**Given data**:
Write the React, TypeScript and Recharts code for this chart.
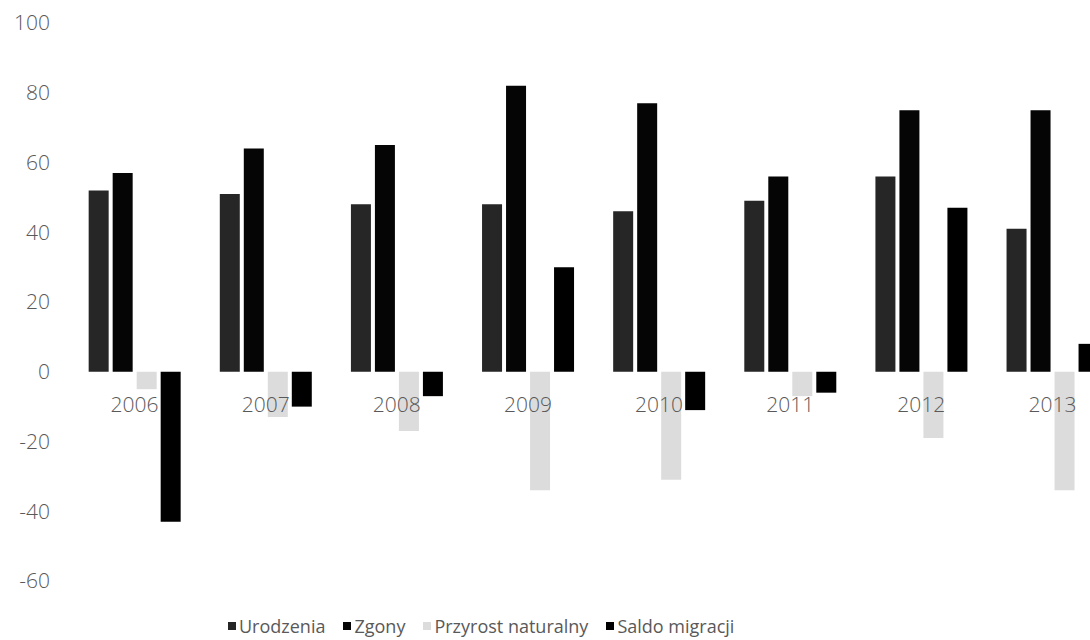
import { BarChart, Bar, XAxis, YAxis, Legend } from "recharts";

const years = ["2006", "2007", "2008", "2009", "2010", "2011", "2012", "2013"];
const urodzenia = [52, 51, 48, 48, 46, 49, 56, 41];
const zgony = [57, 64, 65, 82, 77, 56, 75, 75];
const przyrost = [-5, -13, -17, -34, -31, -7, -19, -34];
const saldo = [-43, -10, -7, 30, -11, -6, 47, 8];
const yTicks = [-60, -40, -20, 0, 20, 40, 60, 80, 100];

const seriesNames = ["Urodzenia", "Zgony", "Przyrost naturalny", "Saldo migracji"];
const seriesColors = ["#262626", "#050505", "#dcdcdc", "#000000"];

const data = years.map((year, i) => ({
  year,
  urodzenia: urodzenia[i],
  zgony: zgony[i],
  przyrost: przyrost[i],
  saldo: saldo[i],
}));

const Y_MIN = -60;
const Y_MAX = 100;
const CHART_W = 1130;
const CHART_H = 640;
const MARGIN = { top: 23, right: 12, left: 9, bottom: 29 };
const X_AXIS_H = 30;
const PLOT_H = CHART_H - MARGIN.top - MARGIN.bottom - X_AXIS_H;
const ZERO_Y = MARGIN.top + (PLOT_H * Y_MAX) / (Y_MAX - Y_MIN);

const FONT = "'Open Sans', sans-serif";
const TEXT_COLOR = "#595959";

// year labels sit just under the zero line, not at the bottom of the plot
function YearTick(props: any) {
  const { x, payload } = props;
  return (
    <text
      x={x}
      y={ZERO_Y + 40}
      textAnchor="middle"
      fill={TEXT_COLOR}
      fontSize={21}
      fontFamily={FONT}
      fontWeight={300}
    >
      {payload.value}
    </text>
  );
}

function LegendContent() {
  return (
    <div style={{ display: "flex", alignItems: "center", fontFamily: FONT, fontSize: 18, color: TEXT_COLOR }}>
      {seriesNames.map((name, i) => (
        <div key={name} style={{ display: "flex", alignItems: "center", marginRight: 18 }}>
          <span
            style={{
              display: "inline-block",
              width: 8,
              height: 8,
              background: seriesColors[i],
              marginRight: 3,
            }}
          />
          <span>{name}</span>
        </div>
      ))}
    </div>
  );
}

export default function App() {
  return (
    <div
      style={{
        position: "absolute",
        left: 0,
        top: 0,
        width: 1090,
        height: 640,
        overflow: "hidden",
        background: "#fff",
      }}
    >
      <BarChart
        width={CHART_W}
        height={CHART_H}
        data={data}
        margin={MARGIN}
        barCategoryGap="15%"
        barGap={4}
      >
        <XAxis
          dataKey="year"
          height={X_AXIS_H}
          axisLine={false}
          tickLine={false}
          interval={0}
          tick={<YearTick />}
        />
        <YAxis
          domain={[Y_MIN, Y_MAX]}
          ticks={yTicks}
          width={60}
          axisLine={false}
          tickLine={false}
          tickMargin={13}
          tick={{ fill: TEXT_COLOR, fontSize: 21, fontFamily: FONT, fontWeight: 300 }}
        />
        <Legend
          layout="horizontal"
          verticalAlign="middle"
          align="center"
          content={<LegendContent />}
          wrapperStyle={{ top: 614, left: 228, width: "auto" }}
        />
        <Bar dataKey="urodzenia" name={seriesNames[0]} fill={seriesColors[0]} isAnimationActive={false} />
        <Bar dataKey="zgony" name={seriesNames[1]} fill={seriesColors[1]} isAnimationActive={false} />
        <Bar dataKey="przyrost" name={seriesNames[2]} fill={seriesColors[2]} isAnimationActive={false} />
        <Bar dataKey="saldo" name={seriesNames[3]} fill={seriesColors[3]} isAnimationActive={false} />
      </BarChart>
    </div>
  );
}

**Work to do**: Copy the listing word for word, excluding its pictures.

**Result below**:
Write the React, TypeScript and Recharts code for this chart.
import { BarChart, Bar, XAxis, YAxis, Legend } from "recharts";

const years = ["2006", "2007", "2008", "2009", "2010", "2011", "2012", "2013"];
const urodzenia = [52, 51, 48, 48, 46, 49, 56, 41];
const zgony = [57, 64, 65, 82, 77, 56, 75, 75];
const przyrost = [-5, -13, -17, -34, -31, -7, -19, -34];
const saldo = [-43, -10, -7, 30, -11, -6, 47, 8];
const yTicks = [-60, -40, -20, 0, 20, 40, 60, 80, 100];

const seriesNames = ["Urodzenia", "Zgony", "Przyrost naturalny", "Saldo migracji"];
const seriesColors = ["#262626", "#050505", "#dcdcdc", "#000000"];

const data = years.map((year, i) => ({
  year,
  urodzenia: urodzenia[i],
  zgony: zgony[i],
  przyrost: przyrost[i],
  saldo: saldo[i],
}));

const Y_MIN = -60;
const Y_MAX = 100;
const CHART_W = 1130;
const CHART_H = 640;
const MARGIN = { top: 23, right: 12, left: 9, bottom: 29 };
const X_AXIS_H = 30;
const PLOT_H = CHART_H - MARGIN.top - MARGIN.bottom - X_AXIS_H;
const ZERO_Y = MARGIN.top + (PLOT_H * Y_MAX) / (Y_MAX - Y_MIN);

const FONT = "'Open Sans', sans-serif";
const TEXT_COLOR = "#595959";

// year labels sit just under the zero line, not at the bottom of the plot
function YearTick(props: any) {
  const { x, payload } = props;
  return (
    <text
      x={x}
      y={ZERO_Y + 40}
      textAnchor="middle"
      fill={TEXT_COLOR}
      fontSize={21}
      fontFamily={FONT}
      fontWeight={300}
    >
      {payload.value}
    </text>
  );
}

function LegendContent() {
  return (
    <div style={{ display: "flex", alignItems: "center", fontFamily: FONT, fontSize: 18, color: TEXT_COLOR }}>
      {seriesNames.map((name, i) => (
        <div key={name} style={{ display: "flex", alignItems: "center", marginRight: 18 }}>
          <span
            style={{
              display: "inline-block",
              width: 8,
              height: 8,
              background: seriesColors[i],
              marginRight: 3,
            }}
          />
          <span>{name}</span>
        </div>
      ))}
    </div>
  );
}

export default function App() {
  return (
    <div
      style={{
        position: "absolute",
        left: 0,
        top: 0,
        width: 1090,
        height: 640,
        overflow: "hidden",
        background: "#fff",
      }}
    >
      <BarChart
        width={CHART_W}
        height={CHART_H}
        data={data}
        margin={MARGIN}
        barCategoryGap="15%"
        barGap={4}
      >
        <XAxis
          dataKey="year"
          height={X_AXIS_H}
          axisLine={false}
          tickLine={false}
          interval={0}
          tick={<YearTick />}
        />
        <YAxis
          domain={[Y_MIN, Y_MAX]}
          ticks={yTicks}
          width={60}
          axisLine={false}
          tickLine={false}
          tickMargin={13}
          tick={{ fill: TEXT_COLOR, fontSize: 21, fontFamily: FONT, fontWeight: 300 }}
        />
        <Legend
          layout="horizontal"
          verticalAlign="middle"
          align="center"
          content={<LegendContent />}
          wrapperStyle={{ top: 614, left: 228, width: "auto" }}
        />
        <Bar dataKey="urodzenia" name={seriesNames[0]} fill={seriesColors[0]} isAnimationActive={false} />
        <Bar dataKey="zgony" name={seriesNames[1]} fill={seriesColors[1]} isAnimationActive={false} />
        <Bar dataKey="przyrost" name={seriesNames[2]} fill={seriesColors[2]} isAnimationActive={false} />
        <Bar dataKey="saldo" name={seriesNames[3]} fill={seriesColors[3]} isAnimationActive={false} />
      </BarChart>
    </div>
  );
}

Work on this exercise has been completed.